**Data supplied:**
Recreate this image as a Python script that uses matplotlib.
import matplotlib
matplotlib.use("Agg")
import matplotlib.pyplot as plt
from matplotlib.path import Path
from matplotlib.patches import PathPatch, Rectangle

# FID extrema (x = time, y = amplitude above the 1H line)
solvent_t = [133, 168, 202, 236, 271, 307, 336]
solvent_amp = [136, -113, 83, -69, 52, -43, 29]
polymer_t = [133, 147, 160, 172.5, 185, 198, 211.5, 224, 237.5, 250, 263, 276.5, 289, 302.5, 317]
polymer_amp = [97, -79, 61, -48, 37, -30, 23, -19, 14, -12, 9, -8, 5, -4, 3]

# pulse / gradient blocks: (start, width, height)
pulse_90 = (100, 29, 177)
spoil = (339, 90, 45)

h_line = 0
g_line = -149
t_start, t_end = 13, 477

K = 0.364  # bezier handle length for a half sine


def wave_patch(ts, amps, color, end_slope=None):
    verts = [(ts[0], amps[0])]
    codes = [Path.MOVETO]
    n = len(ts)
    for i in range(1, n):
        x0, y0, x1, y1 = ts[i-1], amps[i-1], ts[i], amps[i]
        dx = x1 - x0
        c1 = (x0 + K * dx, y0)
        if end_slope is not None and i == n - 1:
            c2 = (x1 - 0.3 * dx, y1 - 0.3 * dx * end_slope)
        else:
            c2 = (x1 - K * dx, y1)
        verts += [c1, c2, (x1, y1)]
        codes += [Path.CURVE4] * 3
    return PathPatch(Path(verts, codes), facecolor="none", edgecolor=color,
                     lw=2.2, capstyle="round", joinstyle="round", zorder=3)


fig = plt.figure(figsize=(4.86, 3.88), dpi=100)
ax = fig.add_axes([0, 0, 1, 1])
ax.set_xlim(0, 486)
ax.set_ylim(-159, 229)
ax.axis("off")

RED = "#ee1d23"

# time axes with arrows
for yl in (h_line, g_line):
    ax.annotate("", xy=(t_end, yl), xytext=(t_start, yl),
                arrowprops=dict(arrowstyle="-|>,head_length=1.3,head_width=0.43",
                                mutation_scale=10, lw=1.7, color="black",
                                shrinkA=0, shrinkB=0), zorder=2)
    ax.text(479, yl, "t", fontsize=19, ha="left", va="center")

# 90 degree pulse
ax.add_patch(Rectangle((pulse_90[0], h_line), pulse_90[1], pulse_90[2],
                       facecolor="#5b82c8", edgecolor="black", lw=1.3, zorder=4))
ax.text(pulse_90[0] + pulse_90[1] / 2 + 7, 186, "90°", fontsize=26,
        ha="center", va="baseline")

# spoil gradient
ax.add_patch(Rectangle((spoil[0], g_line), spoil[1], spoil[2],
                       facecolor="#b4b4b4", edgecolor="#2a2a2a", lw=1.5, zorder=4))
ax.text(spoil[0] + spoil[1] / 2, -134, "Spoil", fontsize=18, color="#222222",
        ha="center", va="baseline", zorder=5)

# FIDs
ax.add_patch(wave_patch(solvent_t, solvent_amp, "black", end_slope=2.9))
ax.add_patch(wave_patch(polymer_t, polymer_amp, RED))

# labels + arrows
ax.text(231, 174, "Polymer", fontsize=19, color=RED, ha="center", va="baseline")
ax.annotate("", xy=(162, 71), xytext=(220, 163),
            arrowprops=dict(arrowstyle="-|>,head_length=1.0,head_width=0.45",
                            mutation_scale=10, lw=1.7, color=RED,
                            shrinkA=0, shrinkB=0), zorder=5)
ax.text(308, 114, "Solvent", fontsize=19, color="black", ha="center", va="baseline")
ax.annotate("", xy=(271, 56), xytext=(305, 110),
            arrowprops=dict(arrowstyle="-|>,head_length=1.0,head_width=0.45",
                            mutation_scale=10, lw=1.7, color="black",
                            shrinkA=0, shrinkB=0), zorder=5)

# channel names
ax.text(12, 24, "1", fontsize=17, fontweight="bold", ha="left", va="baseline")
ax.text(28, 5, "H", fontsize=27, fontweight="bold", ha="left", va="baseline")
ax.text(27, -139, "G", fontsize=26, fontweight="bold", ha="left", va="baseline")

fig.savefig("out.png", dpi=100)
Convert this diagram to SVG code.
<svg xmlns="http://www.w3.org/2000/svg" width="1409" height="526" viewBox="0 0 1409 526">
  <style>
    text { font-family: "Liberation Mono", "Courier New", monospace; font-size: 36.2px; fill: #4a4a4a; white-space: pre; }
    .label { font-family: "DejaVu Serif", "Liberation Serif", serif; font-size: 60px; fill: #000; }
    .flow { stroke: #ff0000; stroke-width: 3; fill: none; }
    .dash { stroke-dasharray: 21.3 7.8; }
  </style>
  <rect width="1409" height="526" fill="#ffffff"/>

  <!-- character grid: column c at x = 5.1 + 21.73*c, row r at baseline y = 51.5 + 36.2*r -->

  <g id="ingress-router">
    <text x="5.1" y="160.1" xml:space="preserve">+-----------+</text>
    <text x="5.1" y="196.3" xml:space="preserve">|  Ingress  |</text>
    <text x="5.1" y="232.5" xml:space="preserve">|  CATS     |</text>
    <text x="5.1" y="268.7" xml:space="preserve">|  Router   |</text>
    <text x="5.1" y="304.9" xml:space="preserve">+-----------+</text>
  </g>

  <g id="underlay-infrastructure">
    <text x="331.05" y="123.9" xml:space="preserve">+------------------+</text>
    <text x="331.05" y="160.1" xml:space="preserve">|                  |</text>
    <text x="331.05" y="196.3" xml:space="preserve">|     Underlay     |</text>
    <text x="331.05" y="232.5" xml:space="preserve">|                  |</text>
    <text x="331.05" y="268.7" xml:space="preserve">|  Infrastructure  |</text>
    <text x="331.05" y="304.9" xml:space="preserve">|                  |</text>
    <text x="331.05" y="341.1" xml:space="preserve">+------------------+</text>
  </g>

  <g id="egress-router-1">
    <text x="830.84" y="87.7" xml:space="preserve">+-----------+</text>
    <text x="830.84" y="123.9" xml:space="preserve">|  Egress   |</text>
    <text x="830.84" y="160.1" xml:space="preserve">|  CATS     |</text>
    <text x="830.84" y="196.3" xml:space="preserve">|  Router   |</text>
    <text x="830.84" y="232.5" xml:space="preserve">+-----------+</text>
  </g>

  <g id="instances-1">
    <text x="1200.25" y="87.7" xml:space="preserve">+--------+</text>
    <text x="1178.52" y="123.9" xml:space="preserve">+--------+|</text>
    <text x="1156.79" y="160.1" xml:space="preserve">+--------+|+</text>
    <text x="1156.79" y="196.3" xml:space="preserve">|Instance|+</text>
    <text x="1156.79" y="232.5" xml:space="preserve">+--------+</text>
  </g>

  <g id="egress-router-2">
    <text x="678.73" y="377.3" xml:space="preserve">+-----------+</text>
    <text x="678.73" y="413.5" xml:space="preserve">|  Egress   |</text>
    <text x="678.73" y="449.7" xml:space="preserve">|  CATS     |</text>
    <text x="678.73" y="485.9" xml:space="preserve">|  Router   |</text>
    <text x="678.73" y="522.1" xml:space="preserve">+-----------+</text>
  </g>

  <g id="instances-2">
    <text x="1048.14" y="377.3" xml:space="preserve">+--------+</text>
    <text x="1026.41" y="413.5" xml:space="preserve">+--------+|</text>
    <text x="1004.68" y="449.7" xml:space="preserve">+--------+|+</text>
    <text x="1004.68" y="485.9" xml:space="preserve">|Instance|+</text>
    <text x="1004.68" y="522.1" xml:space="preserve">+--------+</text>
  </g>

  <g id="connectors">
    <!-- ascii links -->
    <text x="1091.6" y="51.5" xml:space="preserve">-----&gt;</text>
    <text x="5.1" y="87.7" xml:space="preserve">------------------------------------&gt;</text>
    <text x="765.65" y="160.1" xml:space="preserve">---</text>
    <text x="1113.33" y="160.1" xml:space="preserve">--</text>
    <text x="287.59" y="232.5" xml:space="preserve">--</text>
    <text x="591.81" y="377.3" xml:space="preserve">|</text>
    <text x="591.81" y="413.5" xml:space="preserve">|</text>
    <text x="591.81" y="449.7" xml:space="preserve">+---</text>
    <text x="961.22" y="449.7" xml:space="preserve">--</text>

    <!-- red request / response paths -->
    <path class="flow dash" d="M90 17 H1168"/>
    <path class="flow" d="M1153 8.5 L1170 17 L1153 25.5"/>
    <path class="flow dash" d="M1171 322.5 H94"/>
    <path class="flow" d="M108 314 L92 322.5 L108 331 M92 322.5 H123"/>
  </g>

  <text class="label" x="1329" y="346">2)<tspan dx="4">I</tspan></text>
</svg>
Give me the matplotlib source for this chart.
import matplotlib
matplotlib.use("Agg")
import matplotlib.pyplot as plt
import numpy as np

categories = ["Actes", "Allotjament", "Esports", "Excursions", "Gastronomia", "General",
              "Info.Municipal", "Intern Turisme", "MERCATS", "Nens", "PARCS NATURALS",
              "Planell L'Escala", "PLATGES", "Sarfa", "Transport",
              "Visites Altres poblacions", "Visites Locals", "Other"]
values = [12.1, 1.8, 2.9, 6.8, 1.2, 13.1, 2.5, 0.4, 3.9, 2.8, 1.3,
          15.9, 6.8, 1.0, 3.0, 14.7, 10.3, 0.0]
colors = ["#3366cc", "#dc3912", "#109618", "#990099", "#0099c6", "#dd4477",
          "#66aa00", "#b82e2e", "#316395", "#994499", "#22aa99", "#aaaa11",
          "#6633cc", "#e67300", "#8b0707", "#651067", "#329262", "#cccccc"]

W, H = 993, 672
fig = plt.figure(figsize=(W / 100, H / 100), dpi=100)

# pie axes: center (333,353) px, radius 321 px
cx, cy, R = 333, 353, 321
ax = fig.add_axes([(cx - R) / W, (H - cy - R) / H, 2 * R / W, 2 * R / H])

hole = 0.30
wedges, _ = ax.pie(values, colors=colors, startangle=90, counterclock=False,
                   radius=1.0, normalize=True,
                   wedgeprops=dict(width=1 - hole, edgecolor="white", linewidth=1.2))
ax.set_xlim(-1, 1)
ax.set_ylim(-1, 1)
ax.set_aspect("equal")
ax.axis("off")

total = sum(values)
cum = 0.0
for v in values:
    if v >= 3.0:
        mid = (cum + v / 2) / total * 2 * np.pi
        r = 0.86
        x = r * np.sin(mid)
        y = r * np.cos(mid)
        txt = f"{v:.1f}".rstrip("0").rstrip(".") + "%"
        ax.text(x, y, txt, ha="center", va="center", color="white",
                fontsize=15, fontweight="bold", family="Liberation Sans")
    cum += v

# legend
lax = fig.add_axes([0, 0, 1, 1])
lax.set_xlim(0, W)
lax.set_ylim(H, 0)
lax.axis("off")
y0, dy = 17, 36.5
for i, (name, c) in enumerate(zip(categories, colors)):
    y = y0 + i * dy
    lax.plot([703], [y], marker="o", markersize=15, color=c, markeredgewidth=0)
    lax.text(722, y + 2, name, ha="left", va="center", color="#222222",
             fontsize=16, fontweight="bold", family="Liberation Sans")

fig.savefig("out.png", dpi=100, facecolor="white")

**Given instruction:**
Word for word, reproduce the listing above from its start up to and including the line that has "t_start, t_end = 13, 477". Give only those lines.

**Answer to the problem:**
Recreate this image as a Python script that uses matplotlib.
import matplotlib
matplotlib.use("Agg")
import matplotlib.pyplot as plt
from matplotlib.path import Path
from matplotlib.patches import PathPatch, Rectangle

# FID extrema (x = time, y = amplitude above the 1H line)
solvent_t = [133, 168, 202, 236, 271, 307, 336]
solvent_amp = [136, -113, 83, -69, 52, -43, 29]
polymer_t = [133, 147, 160, 172.5, 185, 198, 211.5, 224, 237.5, 250, 263, 276.5, 289, 302.5, 317]
polymer_amp = [97, -79, 61, -48, 37, -30, 23, -19, 14, -12, 9, -8, 5, -4, 3]

# pulse / gradient blocks: (start, width, height)
pulse_90 = (100, 29, 177)
spoil = (339, 90, 45)

h_line = 0
g_line = -149
t_start, t_end = 13, 477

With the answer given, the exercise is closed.